▸ **YOUR GOAL**
Report how many lines hold the word "this"; answer with the number alone.

▸ **DATA PROVIDED**
============
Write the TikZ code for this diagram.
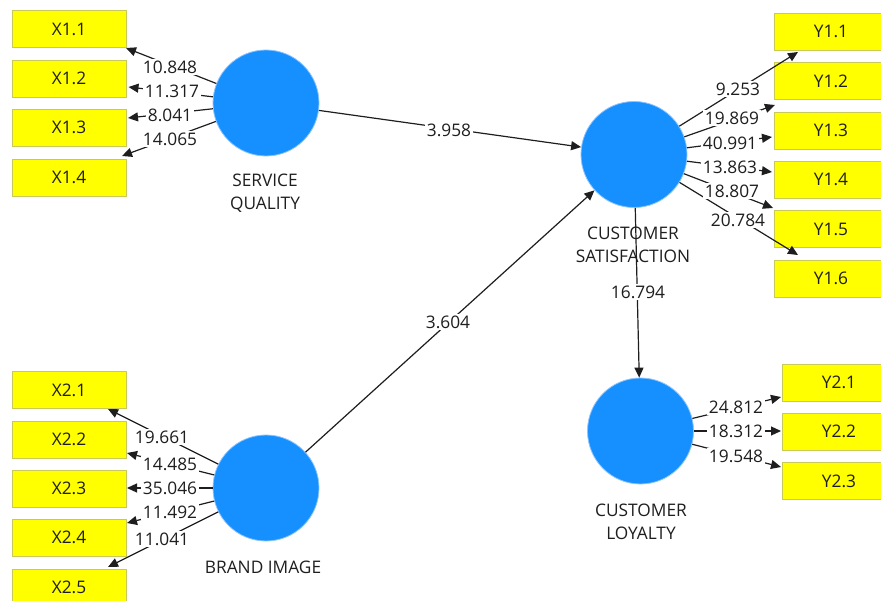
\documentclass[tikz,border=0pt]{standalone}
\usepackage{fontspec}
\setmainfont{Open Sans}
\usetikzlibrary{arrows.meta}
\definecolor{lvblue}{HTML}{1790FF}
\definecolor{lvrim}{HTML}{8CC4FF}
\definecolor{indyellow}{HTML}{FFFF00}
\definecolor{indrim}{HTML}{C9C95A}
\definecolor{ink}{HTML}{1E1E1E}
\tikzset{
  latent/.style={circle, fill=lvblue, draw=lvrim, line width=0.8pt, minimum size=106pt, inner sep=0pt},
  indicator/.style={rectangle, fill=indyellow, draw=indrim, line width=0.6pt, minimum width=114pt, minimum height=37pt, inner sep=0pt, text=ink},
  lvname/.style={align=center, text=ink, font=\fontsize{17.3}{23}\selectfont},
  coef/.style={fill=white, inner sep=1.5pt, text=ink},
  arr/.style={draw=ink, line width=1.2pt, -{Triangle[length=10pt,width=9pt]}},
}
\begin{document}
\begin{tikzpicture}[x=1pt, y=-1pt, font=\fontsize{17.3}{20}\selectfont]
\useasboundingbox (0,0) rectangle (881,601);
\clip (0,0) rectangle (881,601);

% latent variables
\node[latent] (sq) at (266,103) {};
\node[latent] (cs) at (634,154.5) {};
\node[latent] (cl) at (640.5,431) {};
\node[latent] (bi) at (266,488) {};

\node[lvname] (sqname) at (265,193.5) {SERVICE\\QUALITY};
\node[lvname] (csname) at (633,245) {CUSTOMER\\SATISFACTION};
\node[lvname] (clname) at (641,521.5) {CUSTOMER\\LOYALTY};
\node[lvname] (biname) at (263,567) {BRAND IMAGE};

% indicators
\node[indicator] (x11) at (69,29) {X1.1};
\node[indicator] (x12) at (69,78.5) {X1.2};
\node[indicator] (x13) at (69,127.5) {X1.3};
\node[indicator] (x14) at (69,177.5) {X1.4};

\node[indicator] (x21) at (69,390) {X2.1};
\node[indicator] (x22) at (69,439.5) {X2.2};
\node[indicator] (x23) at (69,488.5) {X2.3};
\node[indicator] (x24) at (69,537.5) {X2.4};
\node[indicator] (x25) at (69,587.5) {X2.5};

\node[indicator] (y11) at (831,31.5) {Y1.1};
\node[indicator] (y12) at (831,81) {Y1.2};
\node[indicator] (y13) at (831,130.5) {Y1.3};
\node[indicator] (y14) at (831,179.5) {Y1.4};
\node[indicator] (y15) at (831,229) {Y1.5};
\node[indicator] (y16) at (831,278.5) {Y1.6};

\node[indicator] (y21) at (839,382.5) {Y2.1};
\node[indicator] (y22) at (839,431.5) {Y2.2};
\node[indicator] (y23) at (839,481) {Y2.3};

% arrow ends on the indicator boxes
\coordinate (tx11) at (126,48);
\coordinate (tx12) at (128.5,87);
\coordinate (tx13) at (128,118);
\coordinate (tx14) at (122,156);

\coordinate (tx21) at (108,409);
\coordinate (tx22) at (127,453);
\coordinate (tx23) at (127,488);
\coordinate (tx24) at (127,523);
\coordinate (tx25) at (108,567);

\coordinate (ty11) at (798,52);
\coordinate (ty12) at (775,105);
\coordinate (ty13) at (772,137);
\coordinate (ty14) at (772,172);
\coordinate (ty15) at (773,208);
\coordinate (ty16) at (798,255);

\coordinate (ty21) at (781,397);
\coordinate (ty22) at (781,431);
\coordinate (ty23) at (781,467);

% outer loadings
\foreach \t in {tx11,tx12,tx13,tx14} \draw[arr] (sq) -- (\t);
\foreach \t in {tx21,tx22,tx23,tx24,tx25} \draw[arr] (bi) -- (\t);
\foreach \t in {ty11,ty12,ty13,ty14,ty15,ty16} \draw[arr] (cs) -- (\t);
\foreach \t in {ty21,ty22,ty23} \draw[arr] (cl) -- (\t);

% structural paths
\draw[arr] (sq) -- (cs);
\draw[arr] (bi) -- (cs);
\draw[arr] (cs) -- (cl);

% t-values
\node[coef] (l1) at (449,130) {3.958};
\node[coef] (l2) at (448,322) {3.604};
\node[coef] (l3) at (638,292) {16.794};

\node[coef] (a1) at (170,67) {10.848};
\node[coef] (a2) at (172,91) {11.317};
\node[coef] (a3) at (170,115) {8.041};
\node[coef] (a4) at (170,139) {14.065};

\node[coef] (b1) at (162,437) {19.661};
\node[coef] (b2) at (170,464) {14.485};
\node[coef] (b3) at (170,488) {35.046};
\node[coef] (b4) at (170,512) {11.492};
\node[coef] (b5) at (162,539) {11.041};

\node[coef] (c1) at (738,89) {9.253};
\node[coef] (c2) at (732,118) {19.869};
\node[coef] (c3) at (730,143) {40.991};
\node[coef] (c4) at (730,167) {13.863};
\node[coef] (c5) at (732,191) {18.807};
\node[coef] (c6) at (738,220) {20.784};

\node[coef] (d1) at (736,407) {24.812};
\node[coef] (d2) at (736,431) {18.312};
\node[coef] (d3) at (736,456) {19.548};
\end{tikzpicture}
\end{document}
============
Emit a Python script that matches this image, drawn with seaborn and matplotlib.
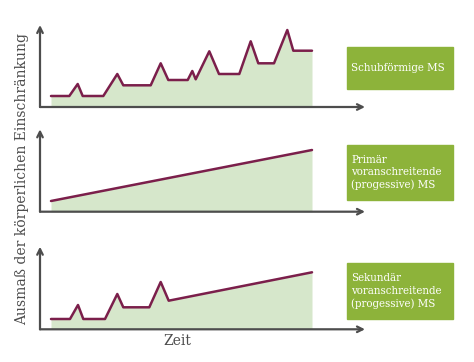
============
▸ **SOLVED PROBLEM**
2